** Start PROVIDED MATERIAL **

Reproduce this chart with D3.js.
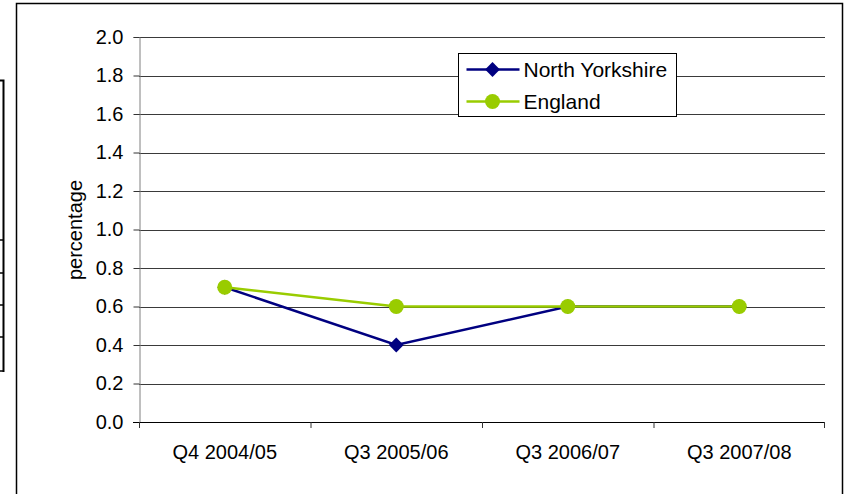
<!DOCTYPE html>
<html>
<head>
<meta charset="utf-8">
<script src="https://cdn.jsdelivr.net/npm/d3@7"></script>
<style>
  body { margin: 0; background: #fff; }
  svg { font-family: "Liberation Sans", Arial, sans-serif; display: block; }
</style>
</head>
<body>
<script>
// Chart data
var quarters = ["Q4 2004/05", "Q3 2005/06", "Q3 2006/07", "Q3 2007/08"];
var northYorkshire = [0.7, 0.4, 0.6, 0.6];
var england = [0.7, 0.6, 0.6, 0.6];
var yTicks = [0, 0.2, 0.4, 0.6, 0.8, 1.0, 1.2, 1.4, 1.6, 1.8, 2.0];

var W = 847, H = 494;
var plot = { left: 139, right: 825, top: 37, bottom: 422 };
var fontSize = "20px";

var svg = d3.select("body").append("svg")
  .attr("width", W)
  .attr("height", H);

// stray table fragment on the far left
var frag = svg.append("g").attr("stroke", "#000").attr("fill", "none");
frag.append("path").attr("d", "M0,80.5H3.5V372").attr("stroke-width", 2);
[240, 273, 305, 337, 371].forEach(function (yy) {
  frag.append("line").attr("x1", 0).attr("x2", 3).attr("y1", yy).attr("y2", yy).attr("stroke-width", 1.5);
});

// outer chart border
svg.append("path")
  .attr("d", "M16.5,500V3.5H842.5V500")
  .attr("fill", "none")
  .attr("stroke", "#000")
  .attr("stroke-width", 1.5);

// Set the ranges
var x = d3.scaleBand().domain(quarters).range([plot.left, plot.right]);
var y = d3.scaleLinear().domain([0, 2]).range([plot.bottom, plot.top]);

// Gridlines
svg.append("g")
  .selectAll("line")
  .data(yTicks.slice(1))
  .join("line")
  .attr("x1", plot.left)
  .attr("x2", plot.right)
  .attr("y1", function (d) { return Math.round(y(d)) + 0.5; })
  .attr("y2", function (d) { return Math.round(y(d)) + 0.5; })
  .attr("stroke", "#3a3a3a")
  .attr("stroke-width", 1);

// Y axis
var yAxis = svg.append("g")
  .attr("transform", "translate(" + (plot.left + 0.5) + ",0)")
  .call(d3.axisLeft(y).tickValues(yTicks).tickFormat(d3.format(".1f")).tickSize(6).tickPadding(10));
yAxis.attr("font-size", fontSize).attr("font-family", null);
yAxis.select(".domain").attr("stroke", "#808080");
yAxis.selectAll(".tick line").attr("stroke", "#333");
yAxis.selectAll(".tick text").attr("fill", "#000");

// X axis
var xAxis = svg.append("g")
  .attr("transform", "translate(0," + (plot.bottom + 0.5) + ")")
  .call(d3.axisBottom(x).tickSize(0).tickPadding(22));
xAxis.attr("font-size", fontSize).attr("font-family", null);
xAxis.select(".domain").attr("stroke", "#000").attr("d", "M" + (plot.left - 6) + ",0H" + plot.right);
xAxis.selectAll(".tick text").attr("fill", "#000");

// category separators on x axis
svg.append("g")
  .selectAll("line")
  .data(quarters.concat(["end"]))
  .join("line")
  .attr("x1", function (d, i) { return i < quarters.length ? x(d) + 0.5 : plot.right - 0.5; })
  .attr("x2", function (d, i) { return i < quarters.length ? x(d) + 0.5 : plot.right - 0.5; })
  .attr("y1", plot.bottom)
  .attr("y2", plot.bottom + 6)
  .attr("stroke", "#333");

// Y label
svg.append("text")
  .attr("transform", "translate(82,230) rotate(-90)")
  .attr("text-anchor", "middle")
  .style("font-size", fontSize)
  .text("percentage");

var cx = function (i) { return x(quarters[i]) + x.bandwidth() / 2; };

var line = d3.line()
  .x(function (d, i) { return cx(i); })
  .y(function (d) { return y(d); });

var diamond = d3.symbol().type(d3.symbolDiamond2).size(140);

// North Yorkshire
svg.append("path")
  .datum(northYorkshire)
  .attr("fill", "none")
  .attr("stroke", "#000080")
  .attr("stroke-width", 2.5)
  .attr("d", line);
svg.append("g")
  .selectAll("path")
  .data(northYorkshire)
  .join("path")
  .attr("d", diamond)
  .attr("transform", function (d, i) { return "translate(" + cx(i) + "," + y(d) + ")"; })
  .attr("fill", "#000080");

// England
svg.append("path")
  .datum(england)
  .attr("fill", "none")
  .attr("stroke", "#99CC00")
  .attr("stroke-width", 2.5)
  .attr("d", line);
svg.append("g")
  .selectAll("circle")
  .data(england)
  .join("circle")
  .attr("cx", function (d, i) { return cx(i); })
  .attr("cy", function (d) { return y(d); })
  .attr("r", 7.5)
  .attr("fill", "#99CC00");

// Legend
var legend = svg.append("g").attr("transform", "translate(458.5,53.5)");
legend.append("rect")
  .attr("width", 218)
  .attr("height", 63)
  .attr("fill", "#fff")
  .attr("stroke", "#000")
  .attr("stroke-width", 1);
var items = [
  { name: "North Yorkshire", color: "#000080", shape: "diamond" },
  { name: "England", color: "#99CC00", shape: "circle" }
];
items.forEach(function (it, i) {
  var g = legend.append("g").attr("transform", "translate(0," + (16 + i * 32) + ")");
  g.append("line").attr("x1", 8).attr("x2", 61).attr("stroke", it.color).attr("stroke-width", 2.5);
  if (it.shape === "circle") {
    g.append("circle").attr("cx", 34).attr("r", 7.5).attr("fill", it.color);
  } else {
    g.append("path")
      .attr("d", diamond)
      .attr("transform", "translate(34,0)")
      .attr("fill", it.color);
  }
  g.append("text")
    .attr("x", 65)
    .attr("dy", "0.35em")
    .style("font-size", "21px")
    .text(it.name);
});
</script>
</body>
</html>
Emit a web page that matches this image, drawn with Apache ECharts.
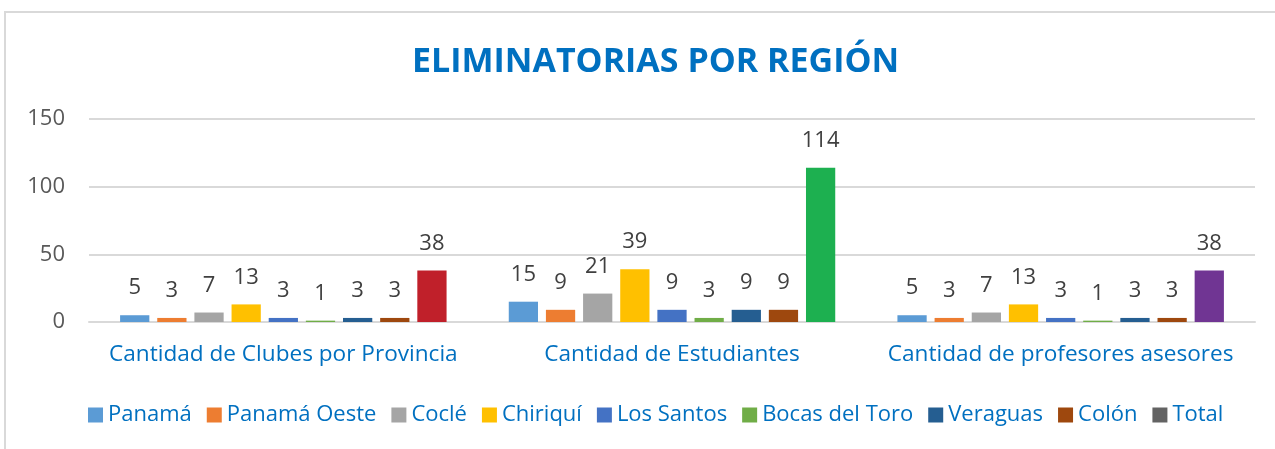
<!DOCTYPE html>
<html>
<head>
<meta charset="utf-8">
<script src="https://cdn.jsdelivr.net/npm/echarts@6/dist/echarts.min.js"></script>
<style>
  html, body { margin: 0; padding: 0; background: #fff; }
  #chart { width: 1275px; height: 449px; }
</style>
</head>
<body>
<div id="chart"></div>
<script>
const categories = ["Cantidad de Clubes por Provincia", "Cantidad de Estudiantes", "Cantidad de profesores asesores"];
const seriesNames = ["Panamá", "Panamá Oeste", "Coclé", "Chiriquí", "Los Santos", "Bocas del Toro", "Veraguas", "Colón", "Total"];
const seriesColors = ["#5B9BD5", "#ED7D31", "#A5A5A5", "#FFC000", "#4472C4", "#70AD47", "#255E91", "#9E480E", "#636363"];
const panama = [5, 15, 5];
const panamaOeste = [3, 9, 3];
const cocle = [7, 21, 7];
const chiriqui = [13, 39, 13];
const losSantos = [3, 9, 3];
const bocasDelToro = [1, 3, 1];
const veraguas = [3, 9, 3];
const colon = [3, 9, 3];
const total = [38, 114, 38];
const totalColors = ["#C0202A", "#1DB050", "#703593"];
const yTicks = { min: 0, max: 150, interval: 50 };

const values = [panama, panamaOeste, cocle, chiriqui, losSantos, bocasDelToro, veraguas, colon, total];
const font = "'Open Sans', sans-serif";

const chart = echarts.init(document.getElementById("chart"));

const series = values.map((data, i) => ({
    name: seriesNames[i],
    type: "bar",
    barGap: "27%",
    barCategoryGap: "16%",
    itemStyle: { color: seriesColors[i] },
    data: i === values.length - 1
        ? data.map((v, j) => ({ value: v, itemStyle: { color: totalColors[j] } }))
        : data,
    label: {
        show: true,
        position: "top",
        distance: 16,
        color: "#404040",
        fontSize: 22,
        fontFamily: font
    }
}));

chart.setOption({
    animation: false,
    title: {
        text: "ELIMINATORIAS POR REGIÓN",
        left: 407,
        top: 40,
        textStyle: { color: "#0070C0", fontSize: 34, fontWeight: "bold", fontFamily: font }
    },
    graphic: [{
        type: "rect",
        shape: { x: 5, y: 12, width: 1300, height: 500 },
        style: { fill: "none", stroke: "#D9D9D9", lineWidth: 2 },
        silent: true
    }],
    legend: {
        data: seriesNames,
        left: 83,
        top: 399,
        itemWidth: 15,
        itemHeight: 15,
        itemGap: 15,
        icon: "rect",
        textStyle: { color: "#0070C0", fontSize: 22, fontFamily: font }
    },
    grid: { left: 89, right: 20, top: 119, bottom: 127 },
    xAxis: {
        type: "category",
        data: categories,
        axisLine: { lineStyle: { color: "#D9D9D9", width: 2 } },
        axisTick: { show: false },
        axisLabel: { color: "#0070C0", fontSize: 22.6, fontFamily: font, margin: 21, interval: 0 }
    },
    yAxis: {
        type: "value",
        min: yTicks.min,
        max: yTicks.max,
        interval: yTicks.interval,
        axisLine: { show: false },
        axisTick: { show: false },
        splitLine: { lineStyle: { color: "#D9D9D9", width: 2 } },
        axisLabel: { color: "#595959", fontSize: 22, fontFamily: font, margin: 24 }
    },
    series
});
</script>
</body>
</html>
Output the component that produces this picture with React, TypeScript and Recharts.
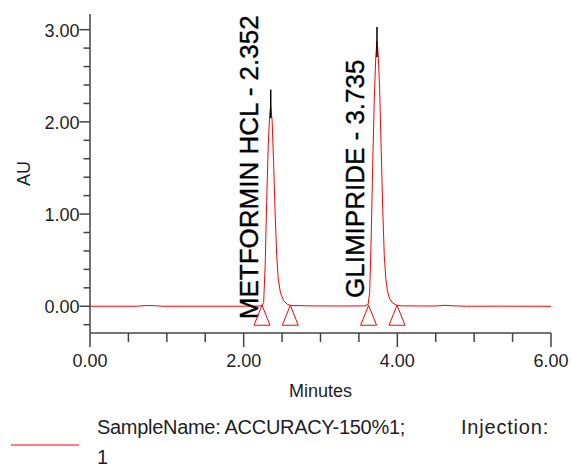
import React from 'react';
import {
  ComposedChart, Line, Scatter, XAxis, YAxis, ReferenceLine, Legend,
} from 'recharts';

// Chromatogram trace (time in minutes, absorbance in AU)
const chromTime = [
  0.0, 0.3, 0.6, 0.72, 0.85, 0.95, 1.4, 1.9, 2.2, 2.24, 2.26, 2.28, 2.3, 2.32, 2.34, 2.352,
  2.37, 2.39, 2.41, 2.43, 2.45, 2.48, 2.52, 2.57, 2.62, 2.9, 3.3, 3.58, 3.62, 3.64, 3.66,
  3.68, 3.7, 3.72, 3.735, 3.75, 3.77, 3.79, 3.81, 3.83, 3.85, 3.87, 3.9, 3.94, 3.99, 4.05,
  4.3, 4.5, 4.62, 4.75, 4.9, 5.3, 5.7, 6.0,
];
const chromAU = [
  0.0, 0.0, 0.0, 0.008, 0.006, 0.0, 0.0, 0.0, 0.002, 0.01, 0.04, 0.45, 1.15, 1.75, 2.1, 2.16,
  2.02, 1.55, 1.0, 0.55, 0.3, 0.14, 0.06, 0.02, 0.008, 0.004, 0.003, 0.004, 0.02, 0.15, 0.75,
  1.55, 2.25, 2.72, 2.87, 2.75, 2.35, 1.7, 1.05, 0.55, 0.3, 0.17, 0.08, 0.035, 0.012, 0.005,
  0.003, 0.003, 0.01, 0.004, 0.0, 0.001, 0.0, 0.0,
];

// Integration markers (peak start / end)
const markerTime = [2.239, 2.607, 3.626, 3.996];
const markerAU = [0, 0, 0, 0];

// Peaks
const peakNames = ['METFORMIN HCL', 'GLIMIPRIDE'];
const peakRT = [2.352, 3.735];
const peakLabelAU = [-0.14, 0.09];
const apexLow = [2.04, 2.7];
const apexHigh = [2.35, 3.03];

// Axis ticks
const xTicks = [0, 0.5, 1, 1.5, 2, 2.5, 3, 3.5, 4, 4.5, 5, 5.5, 6];
const xMajor = [0, 2, 4, 6];
const yTicks = [-0.2, 0, 0.2, 0.4, 0.6, 0.8, 1, 1.2, 1.4, 1.6, 1.8, 2, 2.2, 2.4, 2.6, 2.8, 3];
const yMajor = [0, 1, 2, 3];

const legendLine1 = 'SampleName: ACCURACY-150%1;';
const legendLine1b = 'Injection:';
const legendLine2 = '1';

const chromData = chromTime.map((t, i) => ({ t, au: chromAU[i] }));
const markerData = markerTime.map((t, i) => ({ t, au: markerAU[i] }));
const labelData = peakNames.map((n, i) => ({
  t: peakRT[i],
  au: peakLabelAU[i],
  label: `${n} - ${peakRT[i].toFixed(3)}`,
}));

const FONT = '"Liberation Sans", Arial, sans-serif';
const AXIS = '#444';
const TXT = '#1e1e28';

const XTick = (props: any) => {
  const { x, y, payload } = props;
  const v = payload.value;
  const major = xMajor.some((m) => Math.abs(m - v) < 1e-6);
  return (
    <g>
      <line x1={x} x2={x} y1={y} y2={y + (major ? 14 : 9)} stroke={AXIS} strokeWidth={1.5} />
      {major && (
        <text x={x} y={y + 33.5} textAnchor="middle" fontFamily={FONT} fontSize={18} fill={TXT}>
          {v.toFixed(2)}
        </text>
      )}
    </g>
  );
};

const YTick = (props: any) => {
  const { x, y, payload } = props;
  const v = payload.value;
  const major = yMajor.some((m) => Math.abs(m - v) < 1e-6);
  return (
    <g>
      <line x1={x - (major ? 10.5 : 6.5)} x2={x} y1={y} y2={y} stroke={AXIS} strokeWidth={1.5} />
      {major && (
        <text x={x - 10.5} y={y + 7} textAnchor="end" fontFamily={FONT} fontSize={18} fill={TXT}>
          {v.toFixed(2)}
        </text>
      )}
    </g>
  );
};

const Triangle = (props: any) => {
  const { cx, cy } = props;
  return (
    <polygon
      points={`${cx},${cy - 1} ${cx - 8},${cy + 19} ${cx + 8},${cy + 19}`}
      fill="none"
      stroke="#ff0000"
      strokeWidth={1}
    />
  );
};

const PeakLabel = (props: any) => {
  const { cx, cy, payload } = props;
  const px = cx - 13;
  return (
    <text
      x={px}
      y={cy}
      transform={`rotate(-90 ${px} ${cy})`}
      textAnchor="start"
      fontFamily={FONT}
      fontSize={26}
      fill="#000"
      stroke="#000"
      strokeWidth={0.4}
    >
      {payload.label}
    </text>
  );
};

const AULabel = (props: any) => {
  const vb = props.viewBox || {};
  const x = (vb.x ?? 0) + 30;
  const y = (vb.y ?? 0) + (vb.height ?? 0) / 2;
  return (
    <text x={x} y={y} transform={`rotate(-90 ${x} ${y})`} textAnchor="middle" fontFamily={FONT} fontSize={18} fill={TXT}>
      AU
    </text>
  );
};

const LegendContent = () => (
  <svg width={571} height={70} style={{ display: 'block' }}>
    <line x1={11} x2={79} y1={47} y2={47} stroke="#ff0000" strokeWidth={1.2} />
    <text x={97} y={36} fontFamily={FONT} fontSize={20} letterSpacing={-0.3} fill={TXT}>{legendLine1}</text>
    <text x={461} y={36} fontFamily={FONT} fontSize={20} letterSpacing={0.8} fill={TXT}>{legendLine1b}</text>
    <text x={97} y={65.5} fontFamily={FONT} fontSize={20} fill={TXT}>{legendLine2}</text>
  </svg>
);

export default function App() {
  return (
    <div style={{ position: 'absolute', left: 0, top: 0, background: '#fff' }}>
      <ComposedChart
        width={571}
        height={468}
        margin={{ top: 14, right: 20, left: 0, bottom: 0 }}
      >
        <XAxis
          xAxisId="main"
          dataKey="t"
          type="number"
          domain={[0, 6]}
          ticks={xTicks}
          interval={0}
          allowDataOverflow
          height={65}
          tickSize={0}
          tickMargin={0}
          tickLine={false}
          axisLine={{ stroke: AXIS, strokeWidth: 1.5 }}
          tick={XTick}
          label={{ value: 'Minutes', position: 'insideBottom', offset: 1, fontFamily: FONT, fontSize: 18, fill: TXT }}
        />
        <XAxis
          xAxisId="top"
          orientation="top"
          type="number"
          domain={[0, 6]}
          height={0}
          tick={false}
          tickLine={false}
          axisLine={{ stroke: AXIS, strokeWidth: 1.5 }}
        />
        <YAxis
          yAxisId="main"
          dataKey="au"
          type="number"
          domain={[-0.29, 3.17]}
          ticks={yTicks}
          interval={0}
          allowDataOverflow
          width={90}
          tickSize={0}
          tickMargin={0}
          tickLine={false}
          axisLine={{ stroke: AXIS, strokeWidth: 1.5 }}
          tick={YTick}
          label={<AULabel />}
        />
        <YAxis
          yAxisId="right"
          orientation="right"
          type="number"
          domain={[-0.29, 3.17]}
          width={0}
          tick={false}
          tickLine={false}
          axisLine={{ stroke: AXIS, strokeWidth: 1.5 }}
        />
        <Scatter
          xAxisId="main"
          yAxisId="main"
          data={labelData}
          dataKey="au"
          shape={PeakLabel}
          isAnimationActive={false}
          legendType="none"
        />
        <Line
          xAxisId="main"
          yAxisId="main"
          data={chromData}
          dataKey="au"
          type="linear"
          stroke="#ff0000"
          strokeWidth={1}
          dot={false}
          activeDot={false}
          isAnimationActive={false}
        />
        {peakRT.map((rt, i) => (
          <ReferenceLine
            key={rt}
            xAxisId="main"
            yAxisId="main"
            segment={[{ x: rt, y: apexLow[i] }, { x: rt, y: apexHigh[i] }]}
            stroke="#000"
            strokeWidth={1.5}
          />
        ))}
        <Scatter
          xAxisId="main"
          yAxisId="main"
          data={markerData}
          dataKey="au"
          shape={Triangle}
          isAnimationActive={false}
          legendType="none"
        />
        <Legend
          verticalAlign="bottom"
          content={LegendContent}
          wrapperStyle={{ left: 0, top: 398, width: 571, height: 70 }}
        />
      </ComposedChart>
    </div>
  );
}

** End PROVIDED MATERIAL **

> [SET EXERCISE]:
Pictures stay out. Repeat only the lines from the beginning of the data through the line that has "1.6, 1.8, 2.0];".

> [RESPONSE TO THIS EXERCISE]:
Reproduce this chart with D3.js.
<!DOCTYPE html>
<html>
<head>
<meta charset="utf-8">
<script src="https://cdn.jsdelivr.net/npm/d3@7"></script>
<style>
  body { margin: 0; background: #fff; }
  svg { font-family: "Liberation Sans", Arial, sans-serif; display: block; }
</style>
</head>
<body>
<script>
// Chart data
var quarters = ["Q4 2004/05", "Q3 2005/06", "Q3 2006/07", "Q3 2007/08"];
var northYorkshire = [0.7, 0.4, 0.6, 0.6];
var england = [0.7, 0.6, 0.6, 0.6];
var yTicks = [0, 0.2, 0.4, 0.6, 0.8, 1.0, 1.2, 1.4, 1.6, 1.8, 2.0];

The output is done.